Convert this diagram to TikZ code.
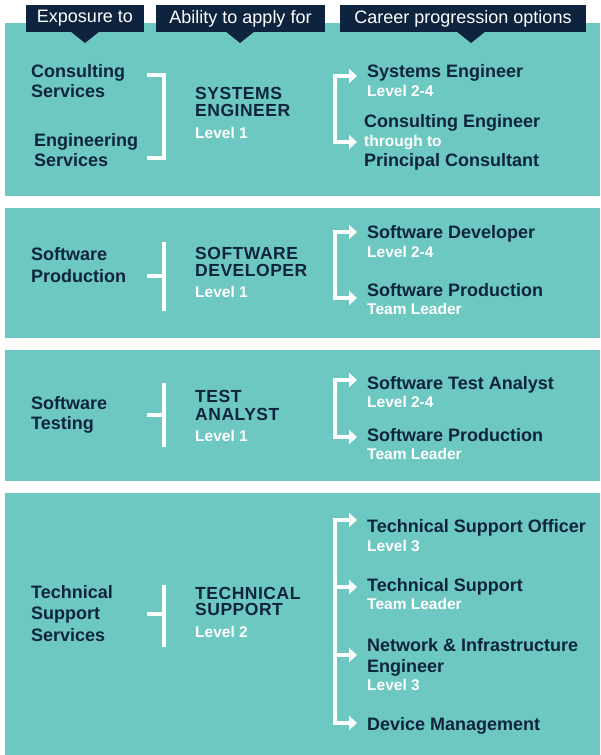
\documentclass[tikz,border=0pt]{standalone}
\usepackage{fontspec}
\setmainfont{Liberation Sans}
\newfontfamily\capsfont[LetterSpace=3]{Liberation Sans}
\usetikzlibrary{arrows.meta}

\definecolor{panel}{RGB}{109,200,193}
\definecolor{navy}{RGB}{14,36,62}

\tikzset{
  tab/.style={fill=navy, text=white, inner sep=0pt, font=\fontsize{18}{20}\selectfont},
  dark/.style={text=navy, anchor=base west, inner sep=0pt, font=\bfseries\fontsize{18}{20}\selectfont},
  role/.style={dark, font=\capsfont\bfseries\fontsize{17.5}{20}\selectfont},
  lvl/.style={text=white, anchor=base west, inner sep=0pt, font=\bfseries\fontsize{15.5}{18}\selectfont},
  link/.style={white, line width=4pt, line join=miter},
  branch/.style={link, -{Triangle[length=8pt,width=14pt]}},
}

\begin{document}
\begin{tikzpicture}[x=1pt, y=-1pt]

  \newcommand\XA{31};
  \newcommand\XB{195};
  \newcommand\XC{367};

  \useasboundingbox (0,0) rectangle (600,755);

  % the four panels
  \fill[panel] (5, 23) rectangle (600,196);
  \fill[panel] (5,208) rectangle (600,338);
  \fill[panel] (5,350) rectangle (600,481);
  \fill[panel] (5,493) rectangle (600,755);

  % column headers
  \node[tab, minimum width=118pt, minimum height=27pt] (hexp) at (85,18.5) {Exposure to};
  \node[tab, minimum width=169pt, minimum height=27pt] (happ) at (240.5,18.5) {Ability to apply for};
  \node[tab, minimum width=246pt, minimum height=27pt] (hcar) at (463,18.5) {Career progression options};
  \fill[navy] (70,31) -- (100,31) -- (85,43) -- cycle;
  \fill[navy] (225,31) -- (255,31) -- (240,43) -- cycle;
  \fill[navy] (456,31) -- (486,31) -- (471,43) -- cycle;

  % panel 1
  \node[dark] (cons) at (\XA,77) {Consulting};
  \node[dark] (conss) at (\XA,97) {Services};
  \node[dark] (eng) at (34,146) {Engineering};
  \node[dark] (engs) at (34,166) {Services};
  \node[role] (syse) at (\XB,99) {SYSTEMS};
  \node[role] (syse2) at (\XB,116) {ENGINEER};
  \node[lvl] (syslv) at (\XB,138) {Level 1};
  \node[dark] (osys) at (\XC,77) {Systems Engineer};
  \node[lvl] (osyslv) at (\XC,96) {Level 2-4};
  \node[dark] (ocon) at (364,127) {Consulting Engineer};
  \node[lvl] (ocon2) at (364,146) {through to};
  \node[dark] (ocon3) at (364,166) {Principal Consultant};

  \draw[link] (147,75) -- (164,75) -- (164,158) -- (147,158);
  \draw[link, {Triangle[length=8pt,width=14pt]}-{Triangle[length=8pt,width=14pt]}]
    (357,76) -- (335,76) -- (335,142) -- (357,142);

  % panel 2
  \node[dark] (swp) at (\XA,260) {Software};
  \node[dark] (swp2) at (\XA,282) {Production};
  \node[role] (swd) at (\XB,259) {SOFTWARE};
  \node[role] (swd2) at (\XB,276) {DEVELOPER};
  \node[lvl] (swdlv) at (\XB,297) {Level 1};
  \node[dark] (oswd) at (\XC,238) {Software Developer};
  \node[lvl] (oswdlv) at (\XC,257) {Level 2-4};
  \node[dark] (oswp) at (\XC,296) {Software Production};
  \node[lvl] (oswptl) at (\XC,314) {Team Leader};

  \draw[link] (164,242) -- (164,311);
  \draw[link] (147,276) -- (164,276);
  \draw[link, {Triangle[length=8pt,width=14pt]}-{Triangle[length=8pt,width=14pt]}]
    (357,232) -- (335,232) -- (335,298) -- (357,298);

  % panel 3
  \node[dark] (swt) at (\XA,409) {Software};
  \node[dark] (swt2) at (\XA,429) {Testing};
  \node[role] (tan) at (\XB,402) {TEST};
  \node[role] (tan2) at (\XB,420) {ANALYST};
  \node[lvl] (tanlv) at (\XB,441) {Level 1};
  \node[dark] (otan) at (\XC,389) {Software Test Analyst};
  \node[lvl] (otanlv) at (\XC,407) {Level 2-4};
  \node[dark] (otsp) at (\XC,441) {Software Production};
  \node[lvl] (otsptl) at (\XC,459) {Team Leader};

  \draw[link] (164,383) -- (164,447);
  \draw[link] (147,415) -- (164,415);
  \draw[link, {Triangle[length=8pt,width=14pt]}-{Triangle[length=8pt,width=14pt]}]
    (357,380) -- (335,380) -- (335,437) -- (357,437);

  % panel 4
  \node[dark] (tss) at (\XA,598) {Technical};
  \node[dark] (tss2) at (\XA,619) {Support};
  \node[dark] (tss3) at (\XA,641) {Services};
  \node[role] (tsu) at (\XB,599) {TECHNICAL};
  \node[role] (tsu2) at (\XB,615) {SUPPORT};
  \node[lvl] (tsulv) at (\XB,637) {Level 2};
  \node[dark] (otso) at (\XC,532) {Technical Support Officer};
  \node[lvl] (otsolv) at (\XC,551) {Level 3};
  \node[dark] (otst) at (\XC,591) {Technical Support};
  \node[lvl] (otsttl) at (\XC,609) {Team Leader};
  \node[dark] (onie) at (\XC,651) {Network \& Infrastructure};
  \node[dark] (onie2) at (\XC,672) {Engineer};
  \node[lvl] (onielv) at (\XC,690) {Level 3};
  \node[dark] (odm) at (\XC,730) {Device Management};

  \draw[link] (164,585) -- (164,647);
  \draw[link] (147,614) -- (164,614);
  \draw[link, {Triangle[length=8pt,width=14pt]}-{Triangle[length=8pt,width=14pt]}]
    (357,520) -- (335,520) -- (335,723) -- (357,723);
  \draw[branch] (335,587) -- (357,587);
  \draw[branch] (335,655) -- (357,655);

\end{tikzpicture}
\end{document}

▸ **EXERCISE OBJECTIVE**: Give again, word for word, every line from the top of the data above to the line holding "(5,493) rectangle (600,755);", inclusive, with the pictures left out.

▸ **WRITTEN SOLUTION**:
Convert this diagram to TikZ code.
\documentclass[tikz,border=0pt]{standalone}
\usepackage{fontspec}
\setmainfont{Liberation Sans}
\newfontfamily\capsfont[LetterSpace=3]{Liberation Sans}
\usetikzlibrary{arrows.meta}

\definecolor{panel}{RGB}{109,200,193}
\definecolor{navy}{RGB}{14,36,62}

\tikzset{
  tab/.style={fill=navy, text=white, inner sep=0pt, font=\fontsize{18}{20}\selectfont},
  dark/.style={text=navy, anchor=base west, inner sep=0pt, font=\bfseries\fontsize{18}{20}\selectfont},
  role/.style={dark, font=\capsfont\bfseries\fontsize{17.5}{20}\selectfont},
  lvl/.style={text=white, anchor=base west, inner sep=0pt, font=\bfseries\fontsize{15.5}{18}\selectfont},
  link/.style={white, line width=4pt, line join=miter},
  branch/.style={link, -{Triangle[length=8pt,width=14pt]}},
}

\begin{document}
\begin{tikzpicture}[x=1pt, y=-1pt]

  \newcommand\XA{31};
  \newcommand\XB{195};
  \newcommand\XC{367};

  \useasboundingbox (0,0) rectangle (600,755);

  % the four panels
  \fill[panel] (5, 23) rectangle (600,196);
  \fill[panel] (5,208) rectangle (600,338);
  \fill[panel] (5,350) rectangle (600,481);
  \fill[panel] (5,493) rectangle (600,755);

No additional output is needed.